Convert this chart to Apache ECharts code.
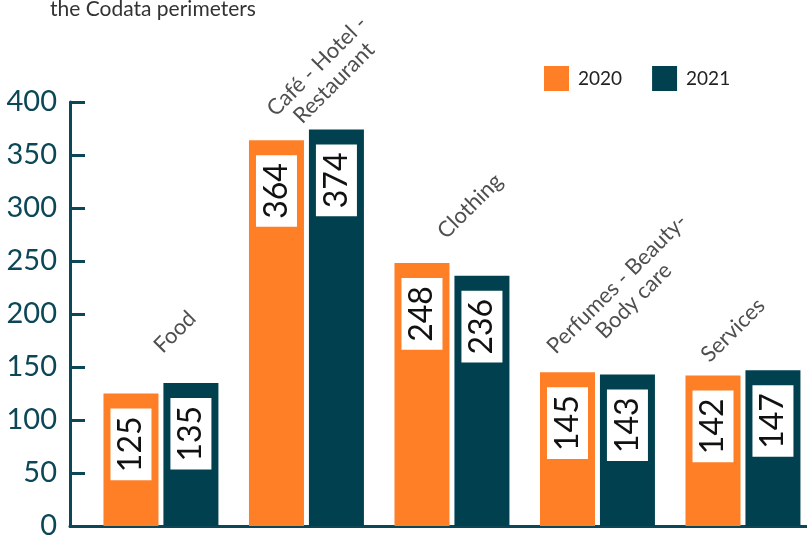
<!DOCTYPE html>
<html>
<head>
<meta charset="utf-8">
<script src="https://cdn.jsdelivr.net/npm/echarts@6/dist/echarts.min.js"></script>
<style>html,body{margin:0;padding:0;background:#fff;}#c{width:807px;height:535px;}</style>
</head>
<body>
<div id="c"></div>
<script>
const categories = ['Food', 'Café - Hotel -\nRestaurant', 'Clothing', 'Perfumes - Beauty-\nBody care', 'Services'];
const values2020 = [125, 364, 248, 145, 142];
const values2021 = [135, 374, 236, 143, 147];
const seriesNames = ['2020', '2021'];
const yTicks = [0, 50, 100, 150, 200, 250, 300, 350, 400];

// label placement (screen-pixel offsets from the group's top), layout only
const catLabelOffsets = [[14, -51], [19, -55], [18, -57], [28, -80], [-10, -40]];

const ORANGE = '#FF7F27';
const TEAL = '#01404F';
const AXIS = '#0B4756';
const FONT = 'Lato, "Open Sans", sans-serif';

const chart = echarts.init(document.getElementById('c'), null, {renderer: 'canvas'});

const valueLabel = {
  show: true,
  position: 'insideTop',
  distance: 15,
  rotate: 90,
  align: 'right',
  verticalAlign: 'middle',
  color: '#111',
  fontFamily: FONT,
  fontSize: 32,
  lineHeight: 32,
  backgroundColor: '#fff',
  padding: [5, 8, 4, 8]
};

chart.setOption({
  animation: false,
  backgroundColor: '#fff',
  title: {
    text: 'the Codata perimeters',
    left: 45,
    top: -6,
    textStyle: {fontFamily: FONT, fontSize: 21, fontWeight: 'normal', color: '#333'}
  },
  legend: {
    data: seriesNames,
    left: 539,
    top: 61,
    itemWidth: 25,
    itemHeight: 25,
    itemGap: 30,
    icon: 'rect',
    textStyle: {fontFamily: FONT, fontSize: 19, color: '#222', padding: [0, 0, 0, 4]}
  },
  grid: {left: 70, right: 0, top: 102, bottom: 9, containLabel: false, outerBoundsMode: 'none'},
  xAxis: {
    type: 'value',
    min: -0.625,
    max: 4.44,
    axisLine: {show: true, onZero: false, lineStyle: {color: AXIS, width: 3}},
    axisTick: {show: false},
    axisLabel: {show: false},
    splitLine: {show: false}
  },
  yAxis: {
    type: 'value',
    min: yTicks[0],
    max: yTicks[yTicks.length - 1],
    interval: yTicks[1] - yTicks[0],
    axisLine: {show: true, onZero: false, lineStyle: {color: AXIS, width: 3}},
    axisTick: {show: true, inside: true, length: 15, lineStyle: {color: AXIS, width: 3}},
    axisLabel: {margin: 13, fontFamily: FONT, fontSize: 29, color: AXIS},
    splitLine: {show: false}
  },
  series: [
    {
      name: seriesNames[0],
      type: 'bar',
      barWidth: 55,
      barGap: '9%',
      itemStyle: {color: ORANGE},
      label: valueLabel,
      data: values2020.map((v, i) => [i, v])
    },
    {
      name: seriesNames[1],
      type: 'bar',
      barWidth: 55,
      barGap: '9%',
      itemStyle: {color: TEAL},
      label: valueLabel,
      data: values2021.map((v, i) => [i, v])
    },
    {
      name: 'categories',
      type: 'scatter',
      symbolSize: 0,
      silent: true,
      legendHoverLink: false,
      data: categories.map((c, i) => ({
        value: [i, Math.max(values2020[i], values2021[i])],
        label: {position: catLabelOffsets[i]}
      })),
      label: {
        show: true,
        formatter: p => categories[p.dataIndex],
        rotate: 45,
        align: 'center',
        verticalAlign: 'middle',
        fontFamily: FONT,
        fontSize: 22,
        lineHeight: 24,
        color: '#222'
      }
    }
  ]
});
</script>
</body>
</html>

# Given instruction:
Each line of the data is to be duplicated exactly; pictures stay out of the copy.

# Answer for the task:
Convert this chart to Apache ECharts code.
<!DOCTYPE html>
<html>
<head>
<meta charset="utf-8">
<script src="https://cdn.jsdelivr.net/npm/echarts@6/dist/echarts.min.js"></script>
<style>html,body{margin:0;padding:0;background:#fff;}#c{width:807px;height:535px;}</style>
</head>
<body>
<div id="c"></div>
<script>
const categories = ['Food', 'Café - Hotel -\nRestaurant', 'Clothing', 'Perfumes - Beauty-\nBody care', 'Services'];
const values2020 = [125, 364, 248, 145, 142];
const values2021 = [135, 374, 236, 143, 147];
const seriesNames = ['2020', '2021'];
const yTicks = [0, 50, 100, 150, 200, 250, 300, 350, 400];

// label placement (screen-pixel offsets from the group's top), layout only
const catLabelOffsets = [[14, -51], [19, -55], [18, -57], [28, -80], [-10, -40]];

const ORANGE = '#FF7F27';
const TEAL = '#01404F';
const AXIS = '#0B4756';
const FONT = 'Lato, "Open Sans", sans-serif';

const chart = echarts.init(document.getElementById('c'), null, {renderer: 'canvas'});

const valueLabel = {
  show: true,
  position: 'insideTop',
  distance: 15,
  rotate: 90,
  align: 'right',
  verticalAlign: 'middle',
  color: '#111',
  fontFamily: FONT,
  fontSize: 32,
  lineHeight: 32,
  backgroundColor: '#fff',
  padding: [5, 8, 4, 8]
};

chart.setOption({
  animation: false,
  backgroundColor: '#fff',
  title: {
    text: 'the Codata perimeters',
    left: 45,
    top: -6,
    textStyle: {fontFamily: FONT, fontSize: 21, fontWeight: 'normal', color: '#333'}
  },
  legend: {
    data: seriesNames,
    left: 539,
    top: 61,
    itemWidth: 25,
    itemHeight: 25,
    itemGap: 30,
    icon: 'rect',
    textStyle: {fontFamily: FONT, fontSize: 19, color: '#222', padding: [0, 0, 0, 4]}
  },
  grid: {left: 70, right: 0, top: 102, bottom: 9, containLabel: false, outerBoundsMode: 'none'},
  xAxis: {
    type: 'value',
    min: -0.625,
    max: 4.44,
    axisLine: {show: true, onZero: false, lineStyle: {color: AXIS, width: 3}},
    axisTick: {show: false},
    axisLabel: {show: false},
    splitLine: {show: false}
  },
  yAxis: {
    type: 'value',
    min: yTicks[0],
    max: yTicks[yTicks.length - 1],
    interval: yTicks[1] - yTicks[0],
    axisLine: {show: true, onZero: false, lineStyle: {color: AXIS, width: 3}},
    axisTick: {show: true, inside: true, length: 15, lineStyle: {color: AXIS, width: 3}},
    axisLabel: {margin: 13, fontFamily: FONT, fontSize: 29, color: AXIS},
    splitLine: {show: false}
  },
  series: [
    {
      name: seriesNames[0],
      type: 'bar',
      barWidth: 55,
      barGap: '9%',
      itemStyle: {color: ORANGE},
      label: valueLabel,
      data: values2020.map((v, i) => [i, v])
    },
    {
      name: seriesNames[1],
      type: 'bar',
      barWidth: 55,
      barGap: '9%',
      itemStyle: {color: TEAL},
      label: valueLabel,
      data: values2021.map((v, i) => [i, v])
    },
    {
      name: 'categories',
      type: 'scatter',
      symbolSize: 0,
      silent: true,
      legendHoverLink: false,
      data: categories.map((c, i) => ({
        value: [i, Math.max(values2020[i], values2021[i])],
        label: {position: catLabelOffsets[i]}
      })),
      label: {
        show: true,
        formatter: p => categories[p.dataIndex],
        rotate: 45,
        align: 'center',
        verticalAlign: 'middle',
        fontFamily: FONT,
        fontSize: 22,
        lineHeight: 24,
        color: '#222'
      }
    }
  ]
});
</script>
</body>
</html>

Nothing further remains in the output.